• _What the task requires_
In the entries below, find every line with "this" and copy it.

• _Records for the task_

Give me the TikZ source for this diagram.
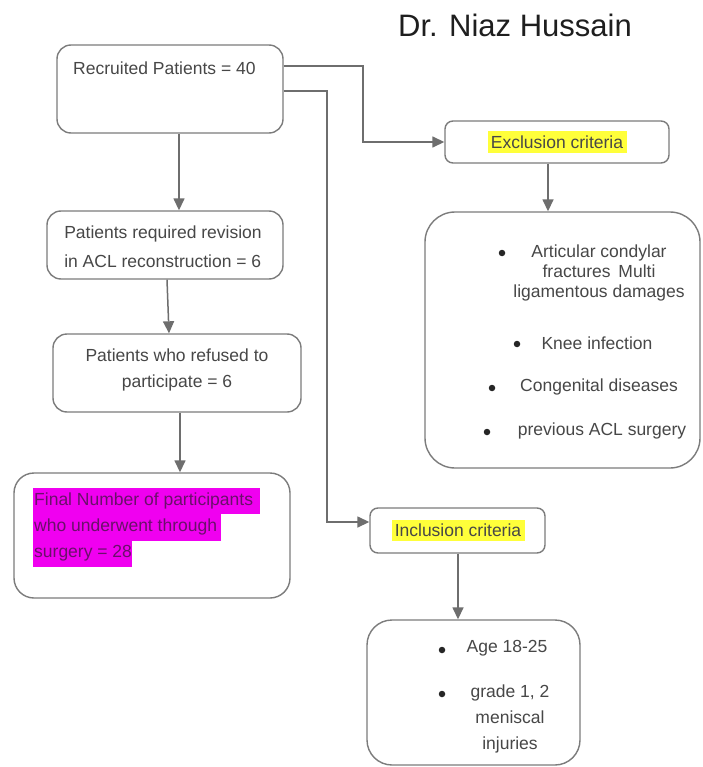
\documentclass[tikz,border=0pt]{standalone}
\usepackage{fontspec}
\setmainfont{Liberation Sans}
\usetikzlibrary{arrows.meta}
\definecolor{linegray}{HTML}{6E6E6E}
\definecolor{boxgray}{HTML}{7C7C7C}
\definecolor{txtgray}{HTML}{474747}
\definecolor{titlecol}{HTML}{1E1E1E}
\definecolor{hlyellow}{HTML}{FFFF3A}
\definecolor{hlmagenta}{HTML}{F000F0}
\definecolor{magtext}{HTML}{6A106A}
\tikzset{
  box/.style={draw=boxgray, line width=1.4pt, rounded corners=14pt, inner sep=0pt, fill=white},
  txt/.style={text=txtgray, inner sep=0pt, font=\fontsize{17.5}{20}\selectfont},
  bul/.style={circle, fill=black!85, inner sep=0pt, minimum size=6.5pt},
  mtxt/.style={text=magtext, inner sep=0pt, anchor=west, font=\fontsize{17.5}{20}\selectfont},
  arr/.style={draw=linegray, line width=1.5pt, -{Triangle[length=12pt,width=11pt]}},
}
\begin{document}
\begin{tikzpicture}[x=1pt,y=-1pt]
\useasboundingbox (0,0) rectangle (702,767);
\fill[white] (0,0) rectangle (702,767);

% title
\node[text=titlecol, inner sep=0pt, font=\fontsize{31}{35}\selectfont] (title) at (515,25) {Dr. Niaz Hussain};

% left column
\node[box, minimum width=226pt, minimum height=88pt] (rec) at (170,89) {};
\node[txt, anchor=west] (rectxt) at (73,68) {Recruited Patients = 40};

\node[box, minimum width=236pt, minimum height=68pt] (rev) at (165,245) {};
\node[txt, align=left, font=\fontsize{17.5}{29}\selectfont] (revtxt) at (163,247) {Patients required revision\\in ACL reconstruction = 6};

\node[box, minimum width=248pt, minimum height=78pt] (ref) at (177,373) {};
\node[txt, align=center, font=\fontsize{17.5}{26}\selectfont] (reftxt) at (177,370) {Patients who refused to\\participate = 6};

\node[box, rounded corners=20pt, minimum width=276pt, minimum height=125pt] (fin) at (152,535.5) {};
\fill[hlmagenta] (33,488) rectangle (260,513.5);
\fill[hlmagenta] (33,513) rectangle (221,540.5);
\fill[hlmagenta] (33,540) rectangle (132,567);
\node[mtxt] (fin1) at (34,500.5) {Final Number of participants};
\node[mtxt] (fin2) at (34,526.5) {who underwent through};
\node[mtxt] (fin3) at (34,553) {surgery = 28};

% exclusion
\node[box, rounded corners=8pt, minimum width=224pt, minimum height=42pt] (exc) at (557,142) {};
\fill[hlyellow] (488,131) rectangle (627,153);
\node[txt] (exctxt) at (557,142) {Exclusion criteria};

\node[box, rounded corners=30pt, minimum width=275pt, minimum height=256pt] (exclist) at (562.5,340) {};
\node[txt, align=center] (e1) at (599,272.5) {Articular condylar\\fractures\, Multi\\ligamentous damages};
\node[bul] (b1) at (502,253) {};
\node[txt] (e2) at (597,343) {Knee infection};
\node[bul] (b2) at (517,344) {};
\node[txt] (e3) at (599,387) {Congenital diseases};
\node[bul] (b3) at (492,388) {};
\node[txt] (e4) at (602,431) {previous ACL surgery};
\node[bul] (b4) at (487,432) {};

% inclusion
\node[box, rounded corners=8pt, minimum width=175pt, minimum height=45pt] (inc) at (457.5,530.5) {};
\fill[hlyellow] (392,520) rectangle (525,541);
\node[txt] (inctxt) at (458,530.5) {Inclusion criteria};

\node[box, rounded corners=25pt, minimum width=213pt, minimum height=145pt] (inclist) at (473.5,692.5) {};
\node[txt] (i1) at (507,648) {Age 18-25};
\node[bul] (b5) at (442,650) {};
\node[txt, align=center, font=\fontsize{17.5}{26}\selectfont] (i2) at (510,719) {grade 1, 2\\meniscal\\injuries};
\node[bul] (b6) at (442,694) {};

% connectors
\coordinate (a1) at (179,0);
\coordinate (a2) at (167,0);
\coordinate (a3) at (169,0);
\coordinate (a4) at (180,0);
\coordinate (p1) at (0,66);
\coordinate (p2) at (363,0);
\coordinate (q1) at (0,91);
\coordinate (q2) at (327,522);
\coordinate (r1) at (548,0);
\coordinate (r2) at (458,0);

\draw[arr] (rec.south -| a1) -- (rev.north -| a1);
\draw[arr] (rev.south -| a2) -- (ref.north -| a3);
\draw[arr] (ref.south -| a4) -- (fin.north -| a4);
\draw[arr] (rec.east |- p1) -| (p2 |- exc.west) -- (exc.west);
\draw[arr] (rec.east |- q1) -| (q2) -- (inc.west |- q2);
\draw[arr] (exc.south -| r1) -- (exclist.north -| r1);
\draw[arr] (inc.south -| r2) -- (inclist.north -| r2);
\end{tikzpicture}
\end{document}
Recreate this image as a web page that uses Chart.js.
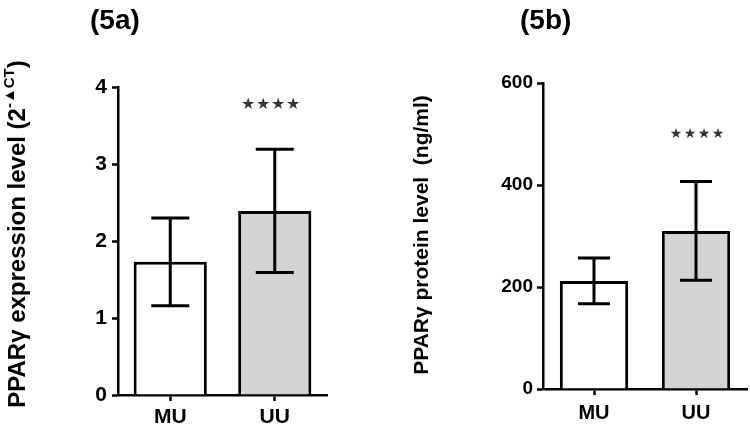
<!DOCTYPE html>
<html><head><meta charset="utf-8">
<script src="https://cdn.jsdelivr.net/npm/chart.js@4.4.1/dist/chart.umd.min.js"></script>
<style>
html,body{margin:0;padding:0;background:#fff;}
#wrap{position:relative;width:750px;height:431px;overflow:hidden;background:#fff;}
#ca{position:absolute;left:0;top:0;}
#cb{position:absolute;left:380px;top:0;}
</style></head><body>
<div id="wrap">
<canvas id="ca" width="340" height="431"></canvas>
<canvas id="cb" width="370" height="431"></canvas>
</div>
<script>
// ---- data ----
const categories = ['MU', 'UU'];
const expressionMean = [1.73, 2.39];
const expressionErr = [0.57, 0.80];
const proteinMean = [212, 310];
const proteinErr = [45, 97];
const expressionTicks = [0, 1, 2, 3, 4];
const proteinTicks = [0, 200, 400, 600];
const significance = ['', '****'];
const barFills = ['#ffffff', '#d3d3d3'];
const panelTitles = ['(5a)', '(5b)'];

const FONT = '"Liberation Sans", Arial, sans-serif';

const errorPlugin = {
  id: 'errorBars',
  afterDatasetsDraw(chart, args, opts) {
    const ctx = chart.ctx;
    const meta = chart.getDatasetMeta(0);
    const ys = chart.scales.y;
    ctx.save();
    ctx.strokeStyle = '#000';
    ctx.lineWidth = opts.lineWidth;
    ctx.lineCap = 'butt';
    meta.data.forEach((el, i) => {
      const m = opts.mean[i], e = opts.err[i];
      const yt = ys.getPixelForValue(m + e);
      const yb = ys.getPixelForValue(m - e);
      const x = el.x;
      ctx.beginPath();
      ctx.moveTo(x, yt); ctx.lineTo(x, yb);
      ctx.moveTo(x - opts.cap, yt); ctx.lineTo(x + opts.cap, yt);
      ctx.moveTo(x - opts.cap, yb); ctx.lineTo(x + opts.cap, yb);
      ctx.stroke();
      const s = opts.sig[i];
      if (s) {
        ctx.fillStyle = '#333';
        ctx.font = opts.starFont;
        ctx.textAlign = 'center';
        ctx.textBaseline = 'middle';
        const n = s.length;
        for (let k = 0; k < n; k++) {
          ctx.fillText('★', x - (n - 1) / 2 * opts.starGap + k * opts.starGap + opts.starDx, yt - opts.starOffset);
        }
      }
    });
    ctx.restore();
  },
  afterDraw(chart, args, opts) {
    const ctx = chart.ctx;
    ctx.save();
    ctx.fillStyle = '#000';
    // panel title
    ctx.font = opts.titleFont;
    ctx.textAlign = 'left';
    ctx.textBaseline = 'middle';
    ctx.fillText(opts.title, opts.titleX, opts.titleY);
    // y axis title (rotated) with optional superscript
    ctx.translate(opts.yTitleX, opts.yTitleY);
    ctx.rotate(-Math.PI / 2);
    ctx.font = opts.yFont;
    const w1 = ctx.measureText(opts.yMain).width;
    ctx.font = opts.ySupFont;
    const w2 = opts.ySup ? ctx.measureText(opts.ySup).width : 0;
    ctx.font = opts.yFont;
    const w3 = opts.yEnd ? ctx.measureText(opts.yEnd).width : 0;
    let x = -(w1 + w2 + w3) / 2;
    ctx.textBaseline = 'middle';
    ctx.textAlign = 'left';
    ctx.fillText(opts.yMain, x, 0);
    x += w1;
    if (opts.ySup) {
      ctx.font = opts.ySupFont;
      ctx.fillText(opts.ySup, x, -8);
      x += w2;
      ctx.font = opts.yFont;
      ctx.fillText(opts.yEnd, x, 0);
    }
    ctx.restore();
  }
};

function makeChart(id, cfg) {
  return new Chart(document.getElementById(id), {
    type: 'bar',
    data: {
      labels: categories,
      datasets: [{
        data: cfg.mean,
        backgroundColor: barFills,
        borderColor: '#000',
        borderWidth: 3,
        borderSkipped: 'bottom',
        barPercentage: cfg.barPct,
        categoryPercentage: 1
      }]
    },
    options: {
      responsive: false,
      animation: false,
      devicePixelRatio: 1,
      layout: { padding: cfg.padding },
      plugins: {
        legend: { display: false },
        tooltip: { enabled: false },
        title: { display: false },
        errorBars: {
          mean: cfg.mean, err: cfg.err, sig: significance, cap: cfg.cap, lineWidth: 3,
          starFont: cfg.starFont, starGap: cfg.starGap, starOffset: cfg.starOffset, starDx: cfg.starDx,
          title: cfg.title, titleX: cfg.titleX, titleY: cfg.titleY, titleFont: cfg.titleFont,
          yMain: cfg.yMain, ySup: cfg.ySup, yEnd: cfg.yEnd, yFont: cfg.yFont, ySupFont: cfg.ySupFont,
          yTitleX: cfg.yTitleX, yTitleY: cfg.yTitleY
        }
      },
      scales: {
        x: {
          offset: true,
          grid: { display: true, offset: false, drawOnChartArea: false, tickLength: 6, tickWidth: 2.5, tickColor: '#000', color: '#000' },
          border: { display: true, color: '#000', width: 2.5 },
          ticks: { color: '#000', font: { family: FONT, size: cfg.xFontSize, weight: 'bold' }, padding: cfg.xPad },
          afterFit(s) { s.height = cfg.xHeight; }
        },
        y: {
          min: cfg.ticks[0], max: cfg.ticks[cfg.ticks.length - 1],
          afterBuildTicks(s) { s.ticks = cfg.ticks.map(v => ({ value: v })); },
          grid: { display: true, drawOnChartArea: false, tickLength: 6, tickWidth: 2.5, tickColor: '#000', color: '#000' },
          border: { display: true, color: '#000', width: 2.5 },
          ticks: { color: '#000', font: { family: FONT, size: cfg.yFontSize, weight: 'bold' }, padding: cfg.yPad },
          afterFit(s) { s.width = cfg.yWidth; }
        }
      }
    },
    plugins: [errorPlugin]
  });
}

makeChart('ca', {
  mean: expressionMean, err: expressionErr, ticks: expressionTicks,
  barPct: 0.70, cap: 19,
  padding: { top: 87, right: 13, left: 0, bottom: 0 },
  xHeight: 36, yWidth: 118, xFontSize: 21, yFontSize: 21, xPad: 4, yPad: 5,
  starFont: '16px "DejaVu Sans"', starGap: 15, starOffset: 45, starDx: -4,
  title: panelTitles[0], titleX: 90, titleY: 21, titleFont: 'bold 28px ' + FONT,
  yMain: 'PPARγ expression level (2', ySup: '-▲CT', yEnd: ')',
  yFont: 'bold 24px ' + FONT, ySupFont: 'bold 15px ' + FONT,
  yTitleX: 18, yTitleY: 234
});

makeChart('cb', {
  mean: proteinMean, err: proteinErr, ticks: proteinTicks,
  barPct: 0.67, cap: 16,
  padding: { top: 83, right: 3, left: 0, bottom: 0 },
  xHeight: 42, yWidth: 163, xFontSize: 20, yFontSize: 19, xPad: 6, yPad: 4,
  starFont: '14px "DejaVu Sans"', starGap: 14, starOffset: 47, starDx: 1,
  title: panelTitles[1], titleX: 140, titleY: 21, titleFont: 'bold 28px ' + FONT,
  yMain: 'PPARγ protein level  (ng/ml)', ySup: '', yEnd: '',
  yFont: 'bold 21px ' + FONT, ySupFont: 'bold 12px ' + FONT,
  yTitleX: 42, yTitleY: 235
});
</script>
</body></html>
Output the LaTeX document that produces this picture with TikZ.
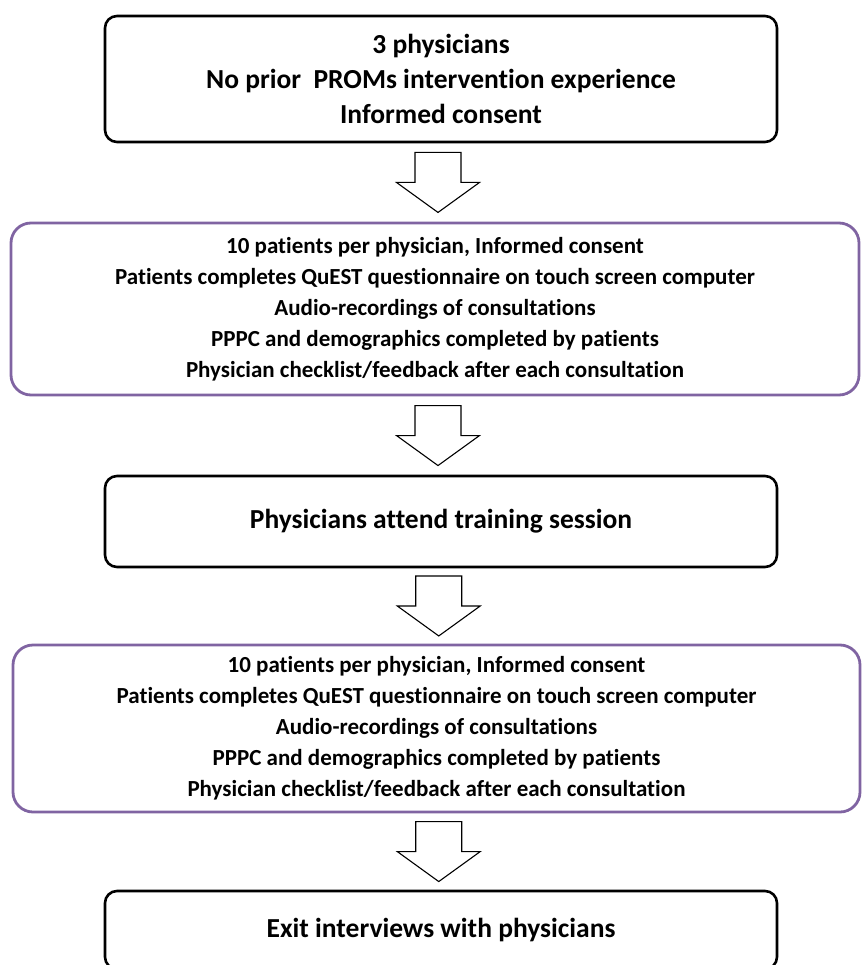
\documentclass[tikz,border=0pt]{standalone}
\usepackage{fontspec}
\setmainfont{Carlito}[Ligatures=CommonOff]
\usepackage{xcolor}
\usetikzlibrary{calc}
\definecolor{boxpurple}{RGB}{128,100,162}
\tikzset{
    stagebox/.style={draw=black,line width=2.6pt,rounded corners=12pt,fill=white,align=center,inner sep=0pt,
        font=\bfseries\fontsize{27.5}{35}\selectfont},
    cohortbox/.style={draw=boxpurple,line width=2.8pt,rounded corners=20pt,fill=white,align=center,inner sep=0pt,
        font=\bfseries\fontsize{23}{31}\selectfont},
    blockarrow/.style={draw=black,line width=1.1pt,fill=white,line join=miter}
}
% block arrow placed half way between two boxes
\newcommand{\blockarrow}[2]{%
    \draw[blockarrow] ($(#1.south)!0.5!(#2.north)$) ++(-23,-30) -- ++(46,0) -- ++(0,30) -- ++(18.5,0)
        -- ++(-41.5,30) -- ++(-41.5,-30) -- ++(18.5,0) -- cycle;}

\begin{document}
\begin{tikzpicture}[x=1pt,y=-1pt,line cap=round,line join=round]
    \useasboundingbox (0,0) rectangle (861,965);
    \node[stagebox,minimum width=672pt,minimum height=126pt] (b1) at (441,79)
        {3 physicians\\ No prior\ \ PROMs intervention experience\\ Informed consent};
    \node[cohortbox,minimum width=848pt,minimum height=172pt] (b2) at (435,309)
        {10 patients per physician, Informed consent\\
         Patients completes QuEST questionnaire on touch screen computer\\
         Audio-recordings of consultations\\
         PPPC and demographics completed by patients\\
         Physician checklist/feedback after each consultation};
    \node[stagebox,minimum width=672pt,minimum height=91pt] (b3) at (441,521.5)
        {Physicians attend training session};
    \node[cohortbox,minimum width=847pt,minimum height=167pt] (b4) at (436.5,728.5)
        {10 patients per physician, Informed consent\\
         Patients completes QuEST questionnaire on touch screen computer\\
         Audio-recordings of consultations\\
         PPPC and demographics completed by patients\\
         Physician checklist/feedback after each consultation};
    \node[stagebox,minimum width=672pt,minimum height=78pt] (b5) at (441,930)
        {Exit interviews with physicians};
    % connectors
    \blockarrow{b1}{b2}
    \blockarrow{b2}{b3}
    \blockarrow{b3}{b4}
    \blockarrow{b4}{b5}
\end{tikzpicture}
\end{document}
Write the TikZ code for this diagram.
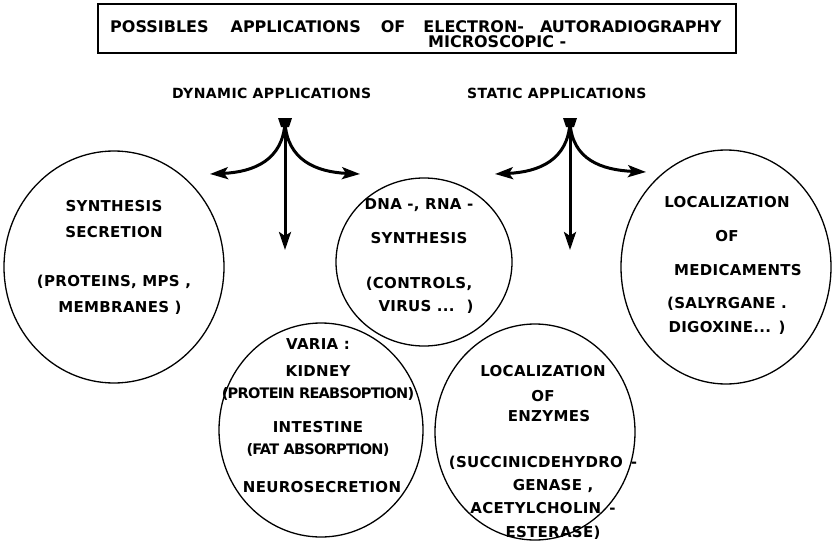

• _Result below_
Give me the TikZ source for this diagram.
Recreate this image as a web page that uses Chart.js.
Output the LaTeX document that produces this picture with TikZ.
Write the TikZ code for this diagram.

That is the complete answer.